At those seders, I learned without a doubt that the best Jews are the converts. While they’re asking about what everything means and why, the native Jews are asking, “when do we eat?

You might be thinking that too, so I’ll leave you with a story.

When I was a child, I had to go to synagogue. The service was pretty boring to me. Fortunately, the prayer book had a section in the back with stories, so I would occupy myself with reading them. Here’s one I still remember, more or less. It goes something like this:


A long time ago, there was a rabbi who, whenever things got really tough, would go to the forest, to a certain tree. And there he would perform a certain ritual and recite a certain prayer.

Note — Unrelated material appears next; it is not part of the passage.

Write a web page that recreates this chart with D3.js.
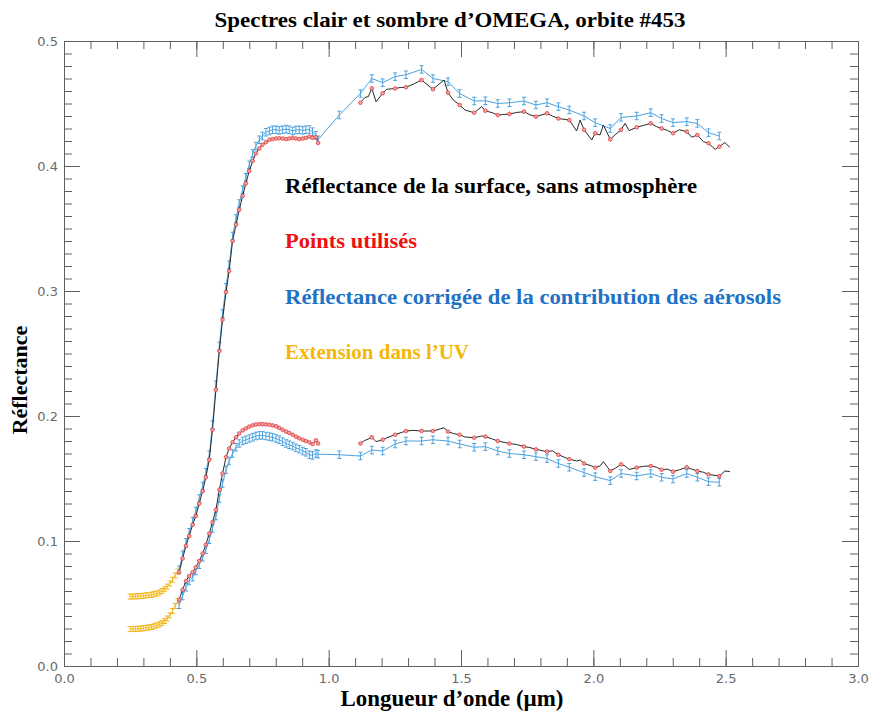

He brought his son once or twice, who also became a rabbi. And in his time, he would go back to the same tree. He’d perform the ritual, but he forgot the prayer. But he went ahead and did it, and it was all right. He got the guidance he needed.

In time, he took his son there, and although that son did not become a rabbi, he would go to that tree too, just like his father did. He didn’t know why his father did this strange ritual. So for a while, he just went through the motions. Eventually, he just skipped that part. He would just pray. And it was all right. He would leave in peace.

The man had a daughter. And when she was old enough, he brought her to the tree. He told her that his dad used to come here, and his dad before him, who was a great rabbi and would say a certain prayer. But all that’s all he could remember.

She went off to college, and one day, she came home with a serious problem, one that young women in college have all too often. She had a big decision to make. She went back to the woods to find the tree.

She looked everywhere. After what seemed like hours, it was starting to get dark. She just sat down and prayed. She never found the tree. And it was all right. When she left, she knew what she would do.

Many years later, she told her daughter about that tree, and about her father, and his father, and her big decision. And her child knew that even if you don’t know the tree, even if you can’t do the ritual, even if you don’t know the words, it will be all right.